Two years ago, when Madison started college, I had to learn to let her go.  I feared failure on my part in preparing her for what was to come.  Reluctantly, I did let her go, and she grew into a strong, independent young woman.  




Now I must do the same for Patrick and, on top of that, learn to live without him in our home.  Moving him into his dorm room opened up a vault of nostalgia for me.  I remember clearly the day I moved into my first dorm.  Coming from another town two years after all of my high school classmates started college, I was on my own.  I loaded everything that was precious and needed into my car and said goodbye to the small town in my rear view mirror.  I fell into the dorm community and college with ease and fell in love with my new life.  



This is what I hope for Patrick, even though his is not as complete a break from home as my own.  I’m looking forward to watching him evolve into what I have always known he would become—an independent, confident young man with goals and the courage to pursue them. 



I have always believed that, when the time came for my first child to move out, I would be able to endure it if I had no regrets looking back.  I can say with no reservations that I have no regrets where any of my children are concerned.  I have enjoyed them to the fullest and appreciated every moment with the knowledge that, while I felt I would have them here forever, they would eventually leave.  Having sisters with children older than my own helped me gain this perspective, and I am thankful for that.  Still, on quiet nights when all of the distractions of the day have quieted, I allow my mind to wander to those places that take hold of my heart and tug.  I fall asleep in a mangled web of sadness, joy, pain, and accomplishment but never regret.  I wake the next morning with my eyes forward.  Everything in my past has prepared me for this moment, and it is in this moment that life is real.        

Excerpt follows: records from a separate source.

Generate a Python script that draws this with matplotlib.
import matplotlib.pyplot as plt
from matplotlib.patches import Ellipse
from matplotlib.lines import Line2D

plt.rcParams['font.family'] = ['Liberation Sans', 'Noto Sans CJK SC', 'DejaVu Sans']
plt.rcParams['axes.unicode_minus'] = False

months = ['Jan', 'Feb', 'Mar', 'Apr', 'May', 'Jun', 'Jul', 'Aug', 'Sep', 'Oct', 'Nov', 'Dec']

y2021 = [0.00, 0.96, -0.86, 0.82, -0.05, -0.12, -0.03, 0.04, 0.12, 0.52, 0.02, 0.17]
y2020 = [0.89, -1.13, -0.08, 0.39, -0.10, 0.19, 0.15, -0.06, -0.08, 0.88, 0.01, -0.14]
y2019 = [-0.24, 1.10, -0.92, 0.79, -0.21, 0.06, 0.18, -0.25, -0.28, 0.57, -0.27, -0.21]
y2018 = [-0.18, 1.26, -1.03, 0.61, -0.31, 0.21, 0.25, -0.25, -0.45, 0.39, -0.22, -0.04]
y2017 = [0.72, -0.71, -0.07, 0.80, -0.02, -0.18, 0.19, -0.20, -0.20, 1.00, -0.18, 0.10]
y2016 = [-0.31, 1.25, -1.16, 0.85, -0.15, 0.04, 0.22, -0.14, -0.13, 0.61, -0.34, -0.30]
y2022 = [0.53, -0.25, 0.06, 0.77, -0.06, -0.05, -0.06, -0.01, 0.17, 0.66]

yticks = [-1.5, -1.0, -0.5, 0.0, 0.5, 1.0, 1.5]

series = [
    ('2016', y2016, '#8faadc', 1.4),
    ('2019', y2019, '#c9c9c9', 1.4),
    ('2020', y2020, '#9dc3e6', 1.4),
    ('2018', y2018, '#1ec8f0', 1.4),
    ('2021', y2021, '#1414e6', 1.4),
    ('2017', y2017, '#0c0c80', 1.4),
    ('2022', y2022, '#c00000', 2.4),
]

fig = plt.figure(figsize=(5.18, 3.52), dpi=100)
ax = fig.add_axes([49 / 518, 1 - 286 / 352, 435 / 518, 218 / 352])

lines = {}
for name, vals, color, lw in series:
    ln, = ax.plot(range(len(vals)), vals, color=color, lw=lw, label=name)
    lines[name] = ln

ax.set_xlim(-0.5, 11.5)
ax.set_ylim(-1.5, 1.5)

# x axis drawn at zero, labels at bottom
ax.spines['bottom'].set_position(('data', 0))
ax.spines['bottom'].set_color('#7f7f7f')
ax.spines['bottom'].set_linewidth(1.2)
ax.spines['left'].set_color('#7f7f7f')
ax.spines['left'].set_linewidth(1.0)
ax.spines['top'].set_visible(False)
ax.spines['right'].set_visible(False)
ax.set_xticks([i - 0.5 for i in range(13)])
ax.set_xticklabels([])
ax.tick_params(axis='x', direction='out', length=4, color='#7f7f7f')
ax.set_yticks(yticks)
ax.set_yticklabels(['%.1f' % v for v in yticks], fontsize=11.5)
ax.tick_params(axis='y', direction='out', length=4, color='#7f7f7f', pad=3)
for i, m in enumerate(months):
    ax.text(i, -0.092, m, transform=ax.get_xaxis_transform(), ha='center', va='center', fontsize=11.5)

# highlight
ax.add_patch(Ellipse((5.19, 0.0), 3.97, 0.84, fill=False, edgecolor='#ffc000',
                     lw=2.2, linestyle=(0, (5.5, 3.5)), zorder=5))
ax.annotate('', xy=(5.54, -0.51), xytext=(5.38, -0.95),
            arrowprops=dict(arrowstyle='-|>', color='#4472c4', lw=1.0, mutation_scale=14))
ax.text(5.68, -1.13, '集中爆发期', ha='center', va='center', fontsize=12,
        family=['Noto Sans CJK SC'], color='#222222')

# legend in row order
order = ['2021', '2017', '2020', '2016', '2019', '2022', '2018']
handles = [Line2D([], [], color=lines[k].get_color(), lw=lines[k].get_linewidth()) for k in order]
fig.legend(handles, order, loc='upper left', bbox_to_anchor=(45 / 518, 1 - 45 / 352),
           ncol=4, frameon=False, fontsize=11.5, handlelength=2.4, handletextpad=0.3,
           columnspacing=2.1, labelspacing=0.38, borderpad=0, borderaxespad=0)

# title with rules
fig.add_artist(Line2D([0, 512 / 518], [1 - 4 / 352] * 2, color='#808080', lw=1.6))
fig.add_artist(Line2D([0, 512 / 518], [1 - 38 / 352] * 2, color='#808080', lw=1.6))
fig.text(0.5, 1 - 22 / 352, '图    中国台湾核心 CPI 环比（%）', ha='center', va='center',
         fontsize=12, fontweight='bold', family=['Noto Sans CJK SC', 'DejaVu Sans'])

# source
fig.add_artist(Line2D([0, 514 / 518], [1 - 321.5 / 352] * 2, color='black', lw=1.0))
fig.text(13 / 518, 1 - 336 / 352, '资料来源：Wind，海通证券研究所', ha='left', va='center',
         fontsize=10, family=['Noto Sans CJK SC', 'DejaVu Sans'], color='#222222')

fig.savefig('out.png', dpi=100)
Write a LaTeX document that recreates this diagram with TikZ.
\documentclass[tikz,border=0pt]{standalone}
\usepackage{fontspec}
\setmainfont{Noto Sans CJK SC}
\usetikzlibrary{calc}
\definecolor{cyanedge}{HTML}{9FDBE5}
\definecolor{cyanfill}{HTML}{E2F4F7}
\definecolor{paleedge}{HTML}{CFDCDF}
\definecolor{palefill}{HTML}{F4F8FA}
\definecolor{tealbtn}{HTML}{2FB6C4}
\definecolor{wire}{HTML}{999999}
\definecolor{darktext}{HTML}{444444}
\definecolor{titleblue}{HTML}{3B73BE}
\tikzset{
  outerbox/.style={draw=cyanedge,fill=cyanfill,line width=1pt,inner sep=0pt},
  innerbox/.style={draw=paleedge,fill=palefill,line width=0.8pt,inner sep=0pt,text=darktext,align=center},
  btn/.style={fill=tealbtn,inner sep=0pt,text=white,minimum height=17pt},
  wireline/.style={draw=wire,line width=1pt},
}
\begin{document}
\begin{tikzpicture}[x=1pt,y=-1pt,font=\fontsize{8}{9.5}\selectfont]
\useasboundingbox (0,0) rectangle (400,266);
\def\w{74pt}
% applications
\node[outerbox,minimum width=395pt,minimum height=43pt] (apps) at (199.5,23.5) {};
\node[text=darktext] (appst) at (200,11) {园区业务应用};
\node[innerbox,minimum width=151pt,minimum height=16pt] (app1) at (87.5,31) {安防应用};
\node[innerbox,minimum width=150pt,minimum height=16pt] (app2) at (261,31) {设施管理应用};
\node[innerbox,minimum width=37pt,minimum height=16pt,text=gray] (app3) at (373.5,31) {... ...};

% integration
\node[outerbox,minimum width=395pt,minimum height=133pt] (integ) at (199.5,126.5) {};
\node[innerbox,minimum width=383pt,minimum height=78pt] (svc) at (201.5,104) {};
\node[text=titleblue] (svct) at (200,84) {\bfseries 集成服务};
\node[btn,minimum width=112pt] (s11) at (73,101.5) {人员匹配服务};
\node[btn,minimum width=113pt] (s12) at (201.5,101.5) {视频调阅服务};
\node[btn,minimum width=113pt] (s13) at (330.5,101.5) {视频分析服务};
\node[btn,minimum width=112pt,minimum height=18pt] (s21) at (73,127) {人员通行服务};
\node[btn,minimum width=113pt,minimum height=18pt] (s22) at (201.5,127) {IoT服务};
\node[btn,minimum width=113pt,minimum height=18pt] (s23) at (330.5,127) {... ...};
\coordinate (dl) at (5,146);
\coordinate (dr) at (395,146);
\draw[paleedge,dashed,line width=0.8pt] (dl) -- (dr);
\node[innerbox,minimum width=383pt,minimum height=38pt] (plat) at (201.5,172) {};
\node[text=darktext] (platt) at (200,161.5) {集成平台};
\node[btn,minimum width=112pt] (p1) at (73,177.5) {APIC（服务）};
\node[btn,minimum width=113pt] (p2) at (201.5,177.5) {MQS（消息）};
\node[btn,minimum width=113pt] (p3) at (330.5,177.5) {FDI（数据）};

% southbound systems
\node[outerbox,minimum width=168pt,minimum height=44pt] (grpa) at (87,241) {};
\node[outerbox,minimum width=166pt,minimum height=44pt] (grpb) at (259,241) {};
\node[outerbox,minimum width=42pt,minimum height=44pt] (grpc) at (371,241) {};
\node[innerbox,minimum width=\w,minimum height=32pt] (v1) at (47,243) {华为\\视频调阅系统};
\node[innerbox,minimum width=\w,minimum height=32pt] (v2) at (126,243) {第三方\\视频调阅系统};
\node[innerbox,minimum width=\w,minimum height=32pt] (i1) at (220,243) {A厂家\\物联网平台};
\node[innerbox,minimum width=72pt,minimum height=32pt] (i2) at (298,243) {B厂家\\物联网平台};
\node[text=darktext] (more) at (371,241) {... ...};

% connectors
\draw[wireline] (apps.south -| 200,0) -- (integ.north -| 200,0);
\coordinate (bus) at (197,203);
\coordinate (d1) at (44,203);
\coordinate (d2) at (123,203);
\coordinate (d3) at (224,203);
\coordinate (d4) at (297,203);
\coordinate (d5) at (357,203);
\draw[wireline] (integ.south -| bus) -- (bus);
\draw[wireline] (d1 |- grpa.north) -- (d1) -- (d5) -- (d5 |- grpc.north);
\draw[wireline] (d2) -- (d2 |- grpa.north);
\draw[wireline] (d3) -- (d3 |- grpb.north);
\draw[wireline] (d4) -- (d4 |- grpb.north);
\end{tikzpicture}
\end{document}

Wednesday, August 17, 2016

Two and a Half Years

That's how long it has been since I last posted here.  I never thought there would be a day when I would neglect my beloved blog.  Perhaps it was facebook that drew me away with its ability to connect me to so many  loved ones instantly.  Maybe I became too busy for long posts and was enticed by the few lines and a picture I could throw onto facebook.  I don't know, but the longer I went without posting here, the more difficult it became to imagine catching up.  I have sat down many times and attempted to figure out how to do just that.  For a while, I attempted to catch up, but that made me even more overwhelmed as new memories were being pushed aside to wait in line.  I have decided the only way to return is to do so in the present.  I have so much to share from the past two years, but I will do so as new memories remind me of these past events.

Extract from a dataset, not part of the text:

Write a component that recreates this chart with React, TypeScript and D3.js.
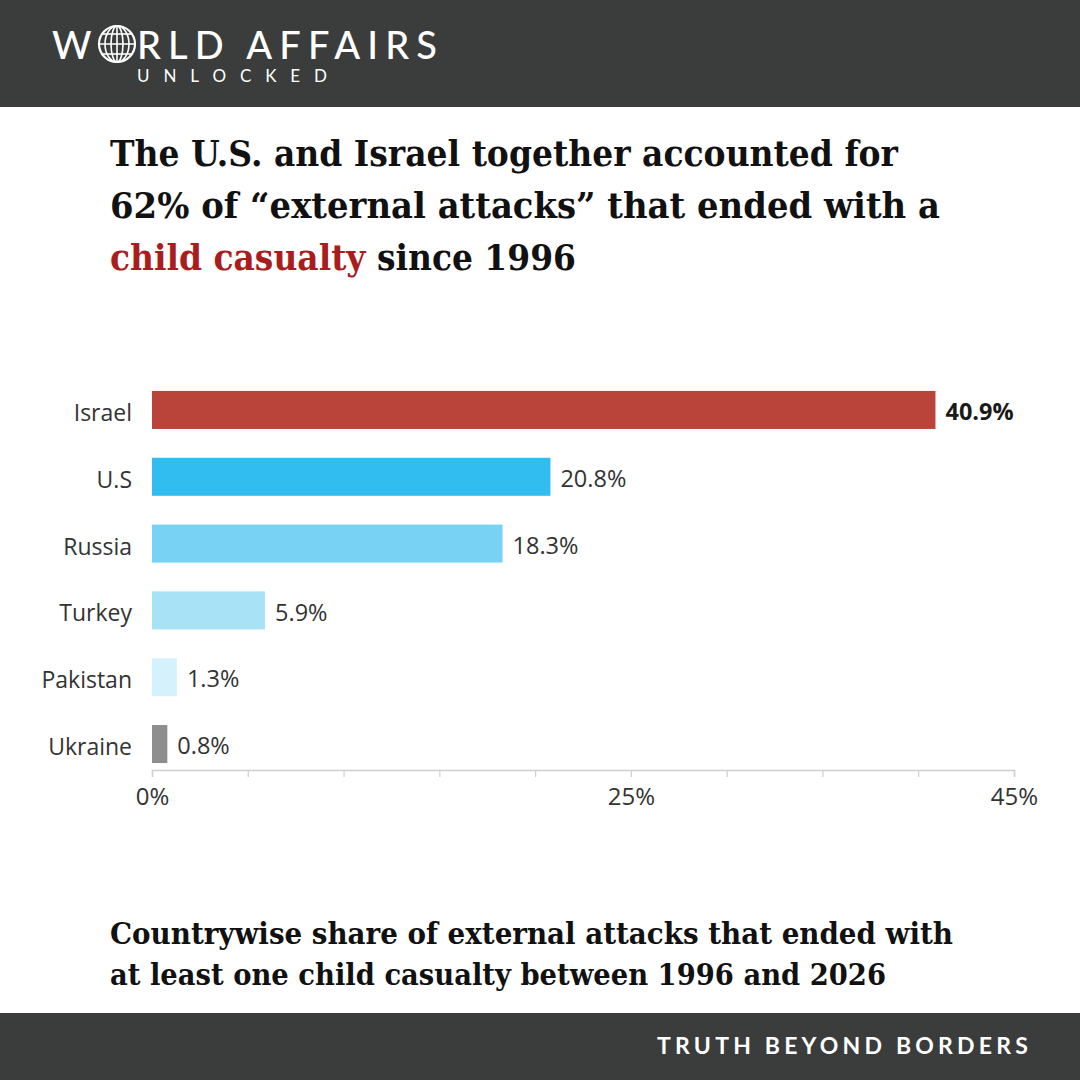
import React, { useEffect, useRef } from 'react';
import * as d3 from 'd3';

// Data
const countries = ['Israel', 'U.S', 'Russia', 'Turkey', 'Pakistan', 'Ukraine'];
const shares = [40.9, 20.8, 18.3, 5.9, 1.3, 0.8];
const barColors = ['#bb443a', '#31bdf0', '#77d2f3', '#a7e2f7', '#d5f1fb', '#8e8e8e'];
const tickValues = [0, 5, 10, 15, 20, 25, 30, 35, 40, 45];
const labelledTicks = [0, 25, 45];

const titleLines = [
  'The U.S. and Israel together accounted for',
  '62% of \u201cexternal attacks\u201d that ended with a',
];
const subtitleLines = [
  'Countrywise share of external attacks that ended with',
  'at least one child casualty between 1996 and 2026',
];

const App = () => {
  const svgRef = useRef<SVGSVGElement>(null);

  useEffect(() => {
    const W = 1080;
    const H = 1080;
    const svg = d3.select(svgRef.current);
    svg.selectAll('*').remove();
    svg.attr('width', W).attr('height', H);

    svg.append('rect').attr('width', W).attr('height', H).attr('fill', '#ffffff');

    // Header band
    svg.append('rect').attr('width', W).attr('height', 107).attr('fill', '#3b3c3c');
    const logoFont = 'Lato, "DejaVu Sans", sans-serif';
    svg.append('text')
      .attr('x', 52).attr('y', 59)
      .attr('font-family', logoFont).attr('font-size', 38).attr('font-weight', 500)
      .attr('fill', '#fff')
      .text('W');
    // globe in place of the O
    const globe = svg.append('g').attr('transform', 'translate(117,44)');
    globe.append('circle').attr('r', 18).attr('fill', 'none').attr('stroke', '#fff').attr('stroke-width', 2.2);
    [-10, 0, 10].forEach(dy => {
      const hw = Math.sqrt(18 * 18 - dy * dy);
      globe.append('line').attr('x1', -hw).attr('x2', hw).attr('y1', dy).attr('y2', dy)
        .attr('stroke', '#fff').attr('stroke-width', 1.6);
    });
    [6, 12].forEach(rx => {
      globe.append('ellipse').attr('rx', rx).attr('ry', 18).attr('fill', 'none')
        .attr('stroke', '#fff').attr('stroke-width', 1.6);
    });
    globe.append('line').attr('x1', 0).attr('x2', 0).attr('y1', -18).attr('y2', 18)
      .attr('stroke', '#fff').attr('stroke-width', 1.6);
    svg.append('text')
      .attr('x', 137).attr('y', 59)
      .attr('font-family', logoFont).attr('font-size', 38).attr('font-weight', 500)
      .attr('fill', '#fff')
      .attr('textLength', 300).attr('lengthAdjust', 'spacing')
      .text('RLD AFFAIRS');
    svg.append('text')
      .attr('x', 137).attr('y', 82)
      .attr('font-family', logoFont).attr('font-size', 17).attr('font-weight', 400)
      .attr('fill', '#fff')
      .attr('textLength', 190).attr('lengthAdjust', 'spacing')
      .text('UNLOCKED');

    // Title
    const serif = '"DejaVu Serif", serif';
    const title = svg.append('g')
      .attr('font-family', serif).attr('font-weight', 'bold').attr('fill', '#111');
    title.append('text').attr('x', 110).attr('y', 166).attr('font-size', 35)
      .attr('textLength', 788).attr('lengthAdjust', 'spacingAndGlyphs').text(titleLines[0]);
    title.append('text').attr('x', 110).attr('y', 218).attr('font-size', 35)
      .attr('textLength', 830).attr('lengthAdjust', 'spacingAndGlyphs').text(titleLines[1]);
    const t3 = title.append('text').attr('x', 110).attr('y', 270).attr('font-size', 35)
      .attr('textLength', 466).attr('lengthAdjust', 'spacingAndGlyphs');
    t3.append('tspan').attr('fill', '#a81e1e').text('child casualty');
    t3.append('tspan').text(' since 1996');

    // Chart
    const x = d3.scaleLinear().domain([0, 45]).range([152, 1014]);
    const y = d3.scaleBand().domain(countries).range([377.6, 776.4]).paddingInner(0.431).paddingOuter(0.2);
    const sans = '"Open Sans", "Noto Sans", sans-serif';

    const rows = countries.map((c, i) => ({ name: c, value: shares[i], color: barColors[i] }));

    svg.append('g').selectAll('rect').data(rows).enter().append('rect')
      .attr('x', x(0))
      .attr('y', d => y(d.name)!)
      .attr('width', d => x(d.value) - x(0))
      .attr('height', y.bandwidth())
      .attr('fill', d => d.color);

    svg.append('g').selectAll('text').data(rows).enter().append('text')
      .attr('x', x(0) - 20)
      .attr('y', d => y(d.name)! + y.bandwidth() / 2 + 3)
      .attr('dy', '0.35em')
      .attr('text-anchor', 'end')
      .attr('font-family', sans).attr('font-size', 23).attr('fill', '#333')
      .text(d => d.name);

    svg.append('g').selectAll('text').data(rows).enter().append('text')
      .attr('x', d => x(d.value) + 10)
      .attr('y', d => y(d.name)! + y.bandwidth() / 2 + 2)
      .attr('dy', '0.35em')
      .attr('font-family', sans).attr('font-size', 23.5)
      .attr('font-weight', (d, i) => (i === 0 ? 'bold' : 'normal'))
      .attr('fill', (d, i) => (i === 0 ? '#1a1a1a' : '#333'))
      .text(d => d.value.toFixed(1) + '%');

    const axis = svg.append('g')
      .attr('transform', 'translate(0,770)')
      .call(d3.axisBottom(x).tickValues(tickValues).tickSize(7).tickPadding(11)
        .tickFormat(d => (labelledTicks.includes(+d) ? `${d}%` : '')));
    axis.select('.domain').attr('stroke', '#cfcfcf').attr('stroke-width', 1.5);
    axis.selectAll('.tick line').attr('stroke', '#cfcfcf').attr('stroke-width', 1.2);
    axis.selectAll('.tick text').attr('font-family', sans).attr('font-size', 24).attr('fill', '#333');

    // Subtitle
    const sub = svg.append('g')
      .attr('font-family', serif).attr('font-weight', 'bold').attr('fill', '#111');
    sub.append('text').attr('x', 110).attr('y', 944).attr('font-size', 29)
      .attr('textLength', 843).attr('lengthAdjust', 'spacingAndGlyphs').text(subtitleLines[0]);
    sub.append('text').attr('x', 110).attr('y', 985).attr('font-size', 29)
      .attr('textLength', 776).attr('lengthAdjust', 'spacingAndGlyphs').text(subtitleLines[1]);

    // Footer band
    svg.append('rect').attr('y', 1013).attr('width', W).attr('height', 67).attr('fill', '#3b3c3c');
    svg.append('text')
      .attr('x', 1032).attr('y', 1054)
      .attr('text-anchor', 'end')
      .attr('font-family', logoFont).attr('font-size', 23).attr('font-weight', 'bold')
      .attr('letter-spacing', 4.2)
      .attr('fill', '#fff')
      .text('TRUTH BEYOND BORDERS');
  }, []);

  return (
    <div style={{ position: 'absolute', left: 0, top: 0 }}>
      <svg ref={svgRef} style={{ display: 'block' }}></svg>
    </div>
  );
};

export default App;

As a quick catch-up, I will say that I am entering my last year of homeschooling, and I have very mixed feelings about it.  Madison is starting her third year in college and Patrick is about to move out to start his first year at ULM.  He will be the first to move out, and I also have had mixed emotions about that.  Carter is a senior and the last one that I have to graduate.  I am so close to being able to look back and say, "We did it!"  There are always people who will tell others that they are making a mistake or they won't be able to do something.  I am thankful I didn't let these people divert me from the goal I set twelve years ago.  This blog holds so many memories from our homeschooling journey.  I can spend hours sitting here reading and remembering, and when I feel that I haven't done enough, it is this blog that reminds me of just how much I did do.  The last few years have been difficult in so many ways.  They have also been amazing and rewarding.  I wish I could come back here and remember them in detail.  Starting today, I vow to renew my love for blogging and post at least once a week.  I hope by sharing the hard times alongside the good ones, I can be an encouragement to others.  Some good moments are spontaneous, but many others are a result of trials and failure and hard work.  That's okay, and it is normal-more normal than the sugar coated posts we view on a daily basis through the rose colored glasses of most social media.